Connecticut Health News

Murphy: Private Equity Dealings Hurt CT Hospitals and Patient Care

CTHealthNews.com
October 10, 2025

At a Brookings Institution forum titled “Lessons From the Collapse of Steward Health Care,” U.S. Senator Chris Murphy sounded the alarm on the growing role of private equity in American health care, warning that profit-driven takeovers are threatening patient safety and degrading hospital services—especially in Connecticut. 

 

Murphy cited his recent report, A Dangerous Prospect: How Private Equity Decimated Connecticut Hospitals, which outlines how a private equity firm’s involvement harmed patient care at three hospitals in the state.

 

“Patients at private equity–owned hospitals are more likely to get an infection, they’re more likely to experience a fall, they’re more likely to have a variety of adverse events following a procedure. There’s another study of private equity–owned nursing homes, and this one is just damning. It shows that if you’re a patient at a private equity–owned nursing home, you will have an 11% higher mortality rate than those that are not owned by private equity. So those are the stakes here. This is literally a matter of life and death.”

 

Murphy said greed has overtaken care: “The motivation is not to care for people. It’s frankly, to deny people care, to drive people crazy trying to get reimbursement for care… We’ve become so desensitized to corporate greed in our health care system that we forget it was ever different. Young people today have only lived in this system. They know it’s fundamentally broken. They can feel it when they go to a hospital that’s suddenly short on supplies, like these three hospitals in Connecticut, or when they go to an urgent care facility and they have to wait for three hours, or when they’re booking an appointment online with the first available doctor instead of a primary care physician that they have a relationship with—that they know and trust. There’s a soullessness. There’s an emptiness to our current health care system now that the driving force isn’t taking care of people — it’s making a tiny number of people a disgusting amount of money.”

 

He reminded the audience of what care used to mean: “It’s important to remember that it wasn’t always like this… We were looking back at the initial criteria that the American Hospital Association used to approve health insurance plans, and it’s just wild. This was a world that we lived in for so long. The criteria was that the plan had to be not-for-profit. The plan had to be designed to improve the public welfare. It had to cover hospital charges, and it had to allow free choice of physicians.
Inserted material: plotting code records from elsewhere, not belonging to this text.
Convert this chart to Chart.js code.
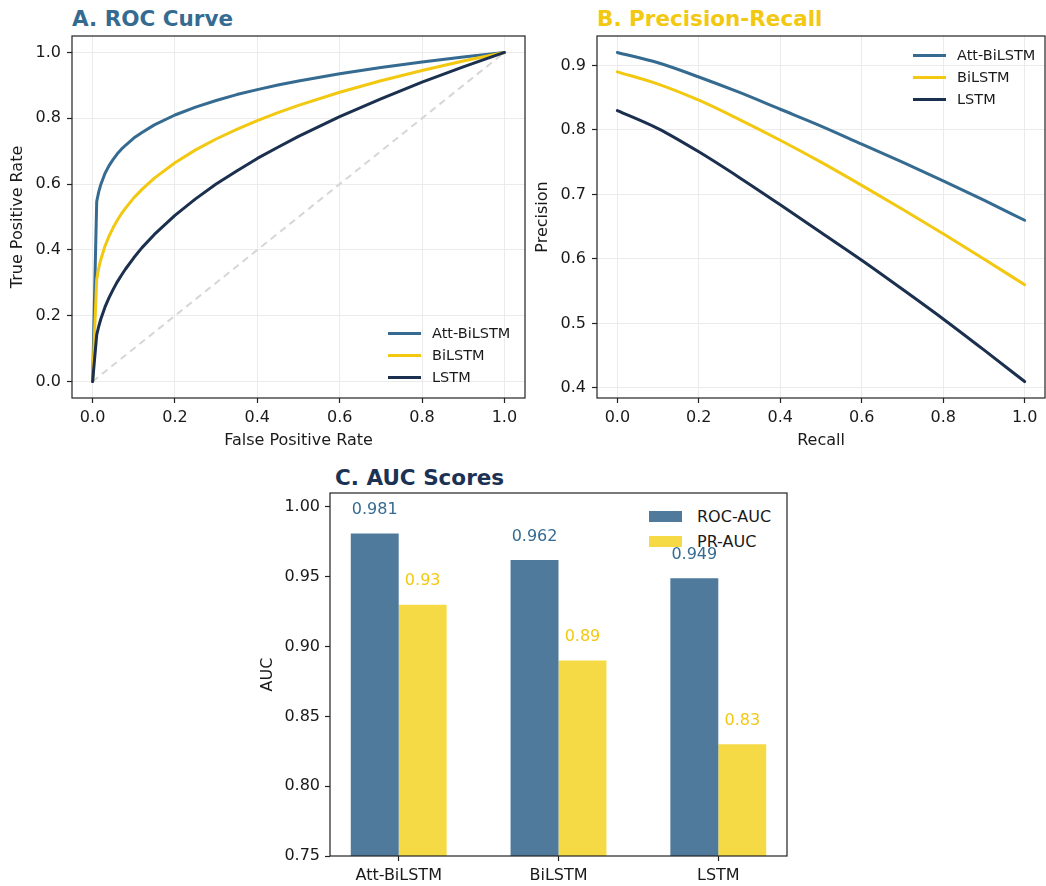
<!DOCTYPE html>
<html>
<head>
<meta charset="utf-8">
<script src="https://cdn.jsdelivr.net/npm/chart.js@4.4.0/dist/chart.umd.min.js"></script>
<style>
  body { margin: 0; background: #fff; font-family: "DejaVu Sans", sans-serif; }
  #page { position: relative; width: 1046px; height: 886px; overflow: hidden; }
  canvas { position: absolute; z-index: 1; }
  .title { position: absolute; font-weight: bold; font-size: 21.5px; line-height: 24px; white-space: nowrap; }
  .leg { position: absolute; color: #1a1a1a; white-space: nowrap; }
  .leg .row { display: flex; align-items: center; }
</style>
</head>
<body>
<div id="page">
  <div class="title" style="left:72px; top:7px; color:#366b91;">A. ROC Curve</div>
  <div class="title" style="left:597px; top:7px; color:#f2c811;">B. Precision-Recall</div>
  <div class="title" style="left:335px; top:466px; color:#1c3254;">C. AUC Scores</div>

  <div class="leg" id="legA" style="left:388px; top:322px; font-size:14.5px; z-index:2;"></div>
  <div class="leg" id="legB" style="left:913px; top:44px; font-size:14.5px; z-index:2;"></div>
  <div class="leg" id="legC" style="left:649px; top:503.5px; font-size:16px; z-index:0;"></div>

  <canvas id="rocChart" width="530" height="425" style="left:0; top:30px;"></canvas>
  <canvas id="prChart" width="521" height="425" style="left:525px; top:30px;"></canvas>
  <canvas id="aucChart" width="550" height="421" style="left:250px; top:465px;"></canvas>
</div>
<script>
// --- DATA ---
const modelNames = ['Att-BiLSTM', 'BiLSTM', 'LSTM'];
const modelColors = ['#366b91', '#f2c811', '#1b2f4e'];

// ROC curves (false positive rate -> true positive rate)
const rocFpr = [0, 0.01, 0.015, 0.02, 0.03, 0.04, 0.05, 0.06, 0.07, 0.08, 0.1, 0.12, 0.15, 0.2, 0.25, 0.3, 0.35, 0.4, 0.45, 0.5, 0.6, 0.7, 0.8, 0.9, 1.0];
const rocAtt = [0, 0.547, 0.577, 0.599, 0.632, 0.656, 0.675, 0.692, 0.706, 0.718, 0.740, 0.757, 0.780, 0.810, 0.834, 0.854, 0.872, 0.887, 0.901, 0.913, 0.935, 0.954, 0.971, 0.986, 1.0];
const rocBi = [0, 0.311, 0.345, 0.371, 0.411, 0.442, 0.468, 0.490, 0.510, 0.527, 0.558, 0.584, 0.618, 0.665, 0.704, 0.737, 0.766, 0.793, 0.817, 0.839, 0.879, 0.914, 0.945, 0.974, 1.0];
const rocLstm = [0, 0.142, 0.168, 0.190, 0.226, 0.255, 0.280, 0.303, 0.323, 0.342, 0.376, 0.407, 0.447, 0.505, 0.555, 0.600, 0.640, 0.678, 0.712, 0.745, 0.805, 0.859, 0.910, 0.956, 1.0];
const chanceLine = [0, 1];

// Precision-recall curves
const prRecall = [0, 0.1, 0.2, 0.3, 0.4, 0.5, 0.6, 0.7, 0.8, 0.9, 1.0];
const prAtt = [0.920, 0.904, 0.882, 0.858, 0.832, 0.806, 0.778, 0.750, 0.721, 0.691, 0.660];
const prBi = [0.890, 0.871, 0.846, 0.816, 0.784, 0.750, 0.714, 0.677, 0.639, 0.600, 0.560];
const prLstm = [0.830, 0.802, 0.766, 0.726, 0.684, 0.641, 0.598, 0.553, 0.507, 0.459, 0.410];

// AUC scores
const aucSeries = ['ROC-AUC', 'PR-AUC'];
const rocAuc = [0.981, 0.962, 0.949];
const prAuc = [0.93, 0.89, 0.83];

// tick labels
const ticksUnit = [0, 0.2, 0.4, 0.6, 0.8, 1.0];
const ticksPrecision = [0.4, 0.5, 0.6, 0.7, 0.8, 0.9];
const ticksAuc = [0.75, 0.80, 0.85, 0.90, 0.95, 1.00];
const ticksModels = [0, 1, 2];

// --- DEFAULTS ---
Chart.defaults.font.family = "'DejaVu Sans', sans-serif";
Chart.defaults.color = '#1a1a1a';
Chart.defaults.animation = false;

const frame = {
  id: 'frame',
  afterDraw(chart) {
    const { ctx, chartArea: a } = chart;
    ctx.save();
    ctx.strokeStyle = '#222';
    ctx.lineWidth = 1.2;
    ctx.strokeRect(a.left, a.top, a.right - a.left, a.bottom - a.top);
    ctx.restore();
  }
};

function axis(min, max, tickVals, fmt, title, fitSize, vertical, grid, pad) {
  return {
    type: 'linear',
    min: min,
    max: max,
    offset: false,
    afterBuildTicks: s => { s.ticks = tickVals.map(v => ({ value: v })); },
    afterFit: s => {
      if (vertical) s.width = fitSize; else s.height = fitSize;
      // keep the plot box where it is; labels have room already
      s.paddingTop = 0; s.paddingBottom = 0; s.paddingLeft = 0; s.paddingRight = 0;
    },
    ticks: { callback: fmt, font: { size: 16 }, padding: pad, autoSkip: false, maxRotation: 0, color: '#1a1a1a' },
    grid: {
      offset: false, color: '#ebebeb', lineWidth: 1, drawOnChartArea: grid,
      drawTicks: true, tickLength: 5, tickColor: '#222', tickWidth: 1.2
    },
    border: { display: false },
    title: { display: title !== '', text: title, font: { size: 16 }, color: '#1a1a1a', padding: { top: 8, bottom: 5 } }
  };
}

function pts(xs, ys) {
  return xs.map((x, i) => ({ x: x, y: ys[i] }));
}

function lineSet(label, xs, ys, color, order, smooth) {
  return {
    label: label, data: pts(xs, ys), borderColor: color, backgroundColor: color,
    borderWidth: 3, pointRadius: 0, order: order,
    cubicInterpolationMode: smooth ? 'monotone' : 'default', tension: 0,
    borderJoinStyle: 'round', borderCapStyle: 'round'
  };
}

// --- LEGENDS (HTML) ---
function lineLegend(id, textGap) {
  const el = document.getElementById(id);
  modelNames.forEach((name, i) => {
    const row = document.createElement('div');
    row.className = 'row';
    row.style.height = '22px';
    row.innerHTML = `<span style="display:inline-block;width:33px;height:3px;background:${modelColors[i]};margin-right:${textGap}px"></span><span>${name}</span>`;
    el.appendChild(row);
  });
}
lineLegend('legA', 11);
lineLegend('legB', 11);

const barColors = ['#4f7a9c', '#f5da45'];
const barLabelColors = ['#366b91', '#f2c811'];
(function () {
  const el = document.getElementById('legC');
  aucSeries.forEach((name, i) => {
    const row = document.createElement('div');
    row.className = 'row';
    row.style.height = '25px';
    row.innerHTML = `<span style="display:inline-block;width:33px;height:11px;background:${barColors[i]};margin-right:15px"></span><span>${name}</span>`;
    el.appendChild(row);
  });
})();

// --- A. ROC ---
new Chart(document.getElementById('rocChart'), {
  type: 'line',
  data: {
    datasets: [
      lineSet(modelNames[0], rocFpr, rocAtt, modelColors[0], 3, false),
      lineSet(modelNames[1], rocFpr, rocBi, modelColors[1], 2, false),
      lineSet(modelNames[2], rocFpr, rocLstm, modelColors[2], 1, false),
      {
        label: 'Chance', data: pts(chanceLine, chanceLine), borderColor: '#d6d6d6',
        borderDash: [7, 5], borderWidth: 2, pointRadius: 0, order: 4
      }
    ]
  },
  options: {
    responsive: false,
    layout: { padding: { top: 6, right: 5, bottom: 0, left: 0 } },
    plugins: { legend: { display: false }, tooltip: { enabled: false } },
    scales: {
      x: axis(-0.05, 1.05, ticksUnit, v => v.toFixed(1), 'False Positive Rate', 57, false, true, 5),
      y: axis(-0.05, 1.05, ticksUnit, v => v.toFixed(1), 'True Positive Rate', 72, true, true, 6)
    }
  },
  plugins: [frame]
});

// --- B. PRECISION-RECALL ---
new Chart(document.getElementById('prChart'), {
  type: 'line',
  data: {
    datasets: [
      lineSet(modelNames[0], prRecall, prAtt, modelColors[0], 3, true),
      lineSet(modelNames[1], prRecall, prBi, modelColors[1], 2, true),
      lineSet(modelNames[2], prRecall, prLstm, modelColors[2], 1, true)
    ]
  },
  options: {
    responsive: false,
    layout: { padding: { top: 6, right: 1, bottom: 0, left: 0 } },
    plugins: { legend: { display: false }, tooltip: { enabled: false } },
    scales: {
      x: axis(-0.05, 1.05, ticksUnit, v => v.toFixed(1), 'Recall', 57, false, true, 5),
      y: axis(0.3845, 0.9455, ticksPrecision, v => v.toFixed(1), 'Precision', 72, true, true, 6)
    }
  },
  plugins: [frame]
});

// --- C. AUC BARS ---
const barLabels = {
  id: 'barLabels',
  afterDatasetsDraw(chart) {
    const { ctx } = chart;
    const yScale = chart.scales.y;
    ctx.save();
    ctx.font = "16px 'DejaVu Sans', sans-serif";
    ctx.textAlign = 'center';
    ctx.textBaseline = 'bottom';
    chart.data.datasets.forEach((ds, di) => {
      ctx.fillStyle = barLabelColors[di];
      chart.getDatasetMeta(di).data.forEach((bar, i) => {
        const v = ds.data[i].y;
        ctx.fillText(String(v), bar.x, yScale.getPixelForValue(v + 0.011));
      });
    });
    ctx.restore();
  }
};

new Chart(document.getElementById('aucChart'), {
  type: 'bar',
  data: {
    datasets: [
      { label: aucSeries[0], data: pts(ticksModels, rocAuc), backgroundColor: barColors[0], borderWidth: 0 },
      { label: aucSeries[1], data: pts(ticksModels, prAuc), backgroundColor: barColors[1], borderWidth: 0 }
    ]
  },
  options: {
    responsive: false,
    categoryPercentage: 0.6,
    barPercentage: 1.0,
    layout: { padding: { top: 28, right: 13, bottom: 0, left: 0 } },
    plugins: { legend: { display: false }, tooltip: { enabled: false } },
    scales: {
      x: axis(-0.43, 2.43, ticksModels, v => modelNames[v], '', 30, false, false, 5),
      y: axis(0.75, 1.01, ticksAuc, v => v.toFixed(2), 'AUC', 80, true, false, 5)
    }
  },
  plugins: [frame, barLabels]
});
</script>
</body>
</html>
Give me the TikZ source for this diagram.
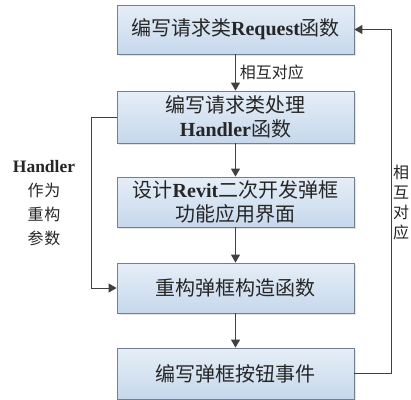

Again, that’s just a world that doesn’t exist today, but it wasn’t so long ago when hospitals wouldn’t deal with an insurer unless the plan was designed to improve public welfare.”

 

Murphy also noted a turning point in Connecticut: “I'm proud to report that, in part because of our advocacy, these three hospitals are now in the process of being turned over to nonprofit entities, instead of cycling through another private equity firm. So to me, this is simple. We act as if we have to just accept that the motivating factor in our healthcare system should be rapacious greed instead of taking care of people, but why should we accept this? Why do we accept that our hospitals and our nursing homes are just vehicles for the enrichment of the 0.01% crowd? Why should our grandparents be pawns in a game designed to let private equity executives compete with each other in a game of who has the biggest private jet? That’s dystopian, that’s disgusting, and it’s just our choice as a society and as a government as to whether we should allow it.”

 

Calling for bipartisan reform, Murphy said: “We’ve got to be willing to tell the stories of what happens to community hospitals and nursing homes and other health care centers that are bought by private equity and all the immoral outcomes that result. And political leaders on both sides of the aisle need to have the courage to stand up against these deals when they’re proposed for their communities… This is a place where you could see Republicans and Democrats stepping up and saying, “No, enough is enough. We are not going to let happen to our hospitals what happened to our insurance industry.” We believe, based upon the data, that there’s just no claim that private equity ownership in our hospitals, in our nursing homes, leads to better care.”